A chronicle of one compulsive debtor's recovery journey in the 12 Step program of Debtors Anonymous
Saturday, January 3, 2015
Plagued with terminal uniqueness
You might think that just because I cut up my credit cards and cancelled my credit lines, thereby making it very difficult to incur new unsecured debt, that I would be considered "recovered" in Debtors Anonymous. After all, isn't that why I came to my first meeting, to stop debting?
Well, and to figure out how to get out of debt, that $20,000 of credit card debt I have referred to as a "mountain." Actually, by the time I attended my first D.A. meeting, I had already cut up my credit cards and cancelled my credit lines. I thought I was something pretty special when I waltzed in the door of my first meeting. I was merely seeking a new perspective on money, I told myself. I would learn the secret to paying off my mountain of debt and be out of those D.A. rooms so fast you wouldn't see my dust trail.
People told me, "Slow down, recovery begins when we stop incurring new debt. You aren't recovered yet, and, because compulsive debting is a progressive illness, you may want to consider the possibility that you may never qualify as 'recovered.'"
I did not want to consider that possibility. However, it gradually began to be clear to me that I might have a bigger problem than just racking up charges on credit cards. However, I thought I was a special case.
Compulsive people tend to be pretty self-focused in their attempts to get what they want. This self-focus is not the good kind, you probably figured that out. The good kind of self-focus is where we set healthy boundaries with others and brush our teeth twice a day. No, the self-focus I'm talking about is the bad kind, the kind where every single thing that happens in the world is somehow all about us. If it is something good, we take credit for it somehow, or turn the conversation toward how we would have done that good thing, if only we'd had the [money/time/interest]. If it is something bad, we either take the blame for it somehow, or we once again declare how we would have handled it if only someone had bothered to ask for our opinion.
In a conversation, it can go like this:
The other person says, "My car needs an oil change."
A normal person would say something like, "Oh really? When are you taking it in?" or maybe, "Where do you plan to take it?"

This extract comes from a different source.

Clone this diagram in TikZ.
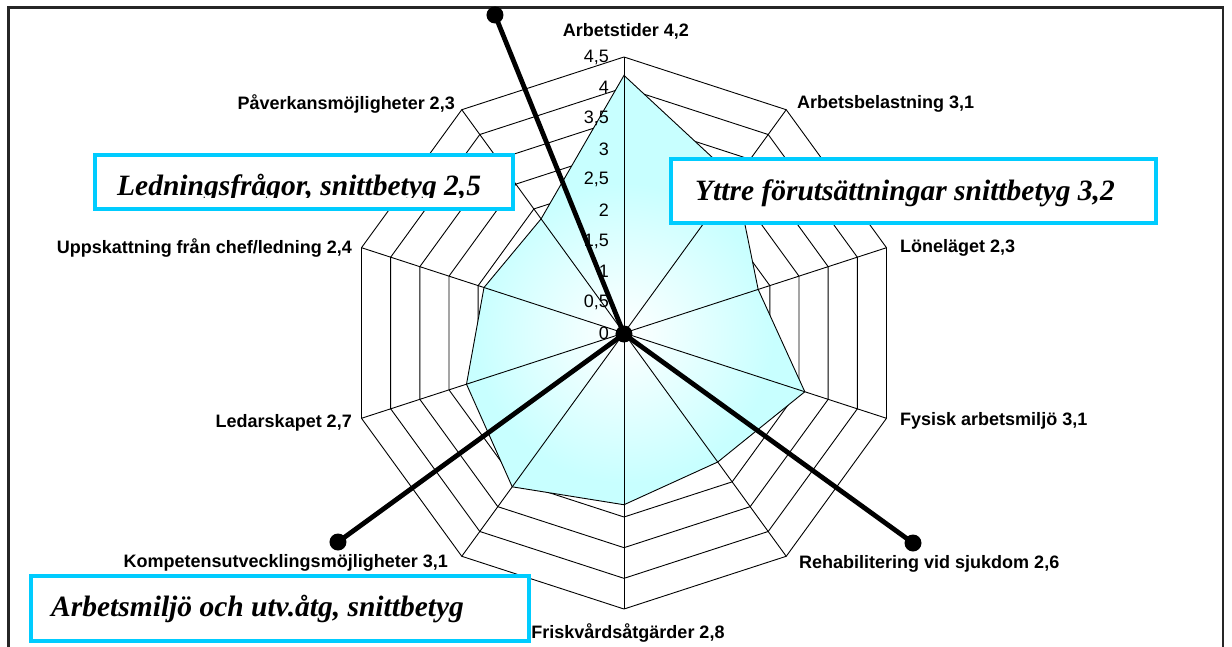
\documentclass[tikz,border=0pt]{standalone}
\usepackage{fontspec}
\setmainfont{Liberation Serif}
\setsansfont{Liberation Sans}

\definecolor{boxblue}{RGB}{0,204,255}
\definecolor{fillcyan}{RGB}{200,255,255}

\begin{document}
\begin{tikzpicture}[x=1pt,y=1pt,
  grid/.style={line width=0.9pt},
  axislabel/.style={font=\sffamily\bfseries\fontsize{18}{21}\selectfont,inner sep=0pt},
  ticklabel/.style={font=\sffamily\fontsize{18}{21}\selectfont,inner sep=0pt,anchor=east},
  infobox/.style={draw=boxblue,line width=3.5pt,fill=white,anchor=north west,inner sep=0pt,outer sep=0pt},
  boxtext/.style={font=\rmfamily\bfseries\itshape\fontsize{29.5}{34}\selectfont,inner sep=0pt,anchor=base west},
  pointer/.style={line width=4.8pt},
  blob/.style={circle,fill=black,minimum size=17pt,inner sep=0pt}]

  \useasboundingbox (-624,-313) rectangle (608,333);
  \clip (-624,-313) rectangle (608,333);

  % chart frame, bottom edge runs off the page
  \draw[black!85,line width=2.2pt] (-615.5,-330) -- (-615.5,325.5) -- (599,325.5) -- (599,-330);

  \foreach \i in {0,...,9} {
    \coordinate (v\i) at ({90-36*\i}:276);
  }

  % rings 0,5 ... 4,5
  \foreach \r in {1,...,9} {
    \draw[grid] (90:{\r*30.667}) \foreach \i in {1,...,9} { -- ({90-36*\i}:{\r*30.667}) } -- cycle;
  }

  \foreach \v [count=\i from 0] in {4.2,3.1,2.3,3.1,2.6,2.8,3.1,2.7,2.4,2.3} {
    \coordinate (d\i) at ({90-36*\i}:{\v*61.333});
  }

  \fill[fillcyan] (d0) -- (d1) -- (d2) -- (d3) -- (d4) -- (d5) -- (d6) -- (d7) -- (d8) -- (d9) -- cycle;
  \begin{scope}
    \clip (d0) -- (d1) -- (d2) -- (d3) -- (d4) -- (d5) -- (d6) -- (d7) -- (d8) -- (d9) -- cycle;
    \shade[inner color=white,outer color=fillcyan] (0,0) circle (150);
  \end{scope}
  \draw[grid] (d0) -- (d1) -- (d2) -- (d3) -- (d4) -- (d5) -- (d6) -- (d7) -- (d8) -- (d9) -- cycle;

  \foreach \i in {0,...,9} {
    \draw[grid] (0,0) -- (v\i);
  }

  \foreach \t [count=\k from 0] in {0,{0,5},1,{1,5},2,{2,5},3,{3,5},4,{4,5}} {
    \node[ticklabel] (t\k) at (-15,{\k*30.667}) {\t};
  }

  \node[axislabel,anchor=base] (arbetstider) at (2,296) {Arbetstider 4,2};
  \node[axislabel,anchor=base west] (belastning) at (173,225) {Arbetsbelastning 3,1};
  \node[axislabel,anchor=base west] (lonelaget) at (276,81) {Löneläget 2,3};
  \node[axislabel,anchor=base west] (fysisk) at (276,-92) {Fysisk arbetsmiljö 3,1};
  \node[axislabel,anchor=base west] (rehab) at (175,-235) {Rehabilitering vid sjukdom 2,6};
  \node[axislabel,anchor=base] (frisk) at (4,-305) {Friskvårdsåtgärder 2,8};
  \node[axislabel,anchor=base east] (kompetens) at (-176,-234) {Kompetensutvecklingsmöjligheter 3,1};
  \node[axislabel,anchor=base east] (ledarskap) at (-272,-94) {Ledarskapet 2,7};
  \node[axislabel,anchor=base east] (uppskattning) at (-272,80) {Uppskattning från chef/ledning 2,4};
  \node[axislabel,anchor=base east] (paverkan) at (-169,223) {Påverkansmöjligheter 2,3};

  % text boxes
  \node[infobox,minimum width=418pt,minimum height=54pt] (ledning) at (-529,178) {};
  \begin{scope}
    \clip (ledning.north west) rectangle ([yshift=12pt]ledning.south east);
    \node[boxtext] (ledningtext) at ([xshift=22pt,yshift=-40pt]ledning.north west) {Ledningsfrågor, snittbetyg 2,5};
  \end{scope}
  \node[infobox,minimum width=485pt,minimum height=64pt] (yttre) at (47,174) {};
  \node[boxtext] (yttretext) at ([xshift=24pt,yshift=-41pt]yttre.north west) {Yttre förutsättningar snittbetyg 3,2};
  \node[infobox,minimum width=498pt,minimum height=65pt] (miljo) at (-593,-243) {};
  \node[boxtext] (miljotext) at ([xshift=20pt,yshift=-40pt]miljo.north west) {Arbetsmiljö och utv.åtg, snittbetyg};

  % dividers
  \node[blob] (hub) at (0,-1) {};
  \node[blob] (tipn) at (-129,318) {};
  \node[blob] (tipsw) at (-286,-209) {};
  \node[blob] (tipse) at (289,-210) {};
  \draw[pointer] (hub.center) -- (tipn.center);
  \draw[pointer] (hub.center) -- (tipsw.center);
  \draw[pointer] (hub.center) -- (tipse.center);
\end{tikzpicture}
\end{document}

Not me. My debtor brain immediately turns the topic to me and my car, if I have one. "I just found out my car is terminal," I would say if I was looking for sympathy. Or if I was looking to impress the other person, I would say something like, "I'm trading my Focus in on a Maserati." That will shut them up.
If I don't have a car, I would whine, "It must be nice to have a car. Wish I had a car. I have to take the bus. No wonder I can't [get a decent job/go on a vacation/write my novel]." Woe, woe is me.
There's nothing that happens on earth, big or small, but that I can't turn it into something about me. It's sick, it's sad, but it's the reality of my debtor brain. I think I'm special and unique, and that's how every day my brain is trying to kill me. Terminal uniqueness is the phrase we use in D.A. I hear people say morosely, "I deserve so much better," and I have to chuckle: I know I'm not alone.
Terminal uniqueness is a spiritual malady with a spiritual solution. That is not what I wanted to hear twenty years ago when I strolled into my first D.A. meeting, but that is the experience, strength, and hope that I was given. Sort of like, I thought I deserved a Maserati, but I've learned that a Focus can be a useful vehicle in its own way. Not what I wanted or expected (given my unique status), but now I can (usually) be grateful and accept the gifts I'm given.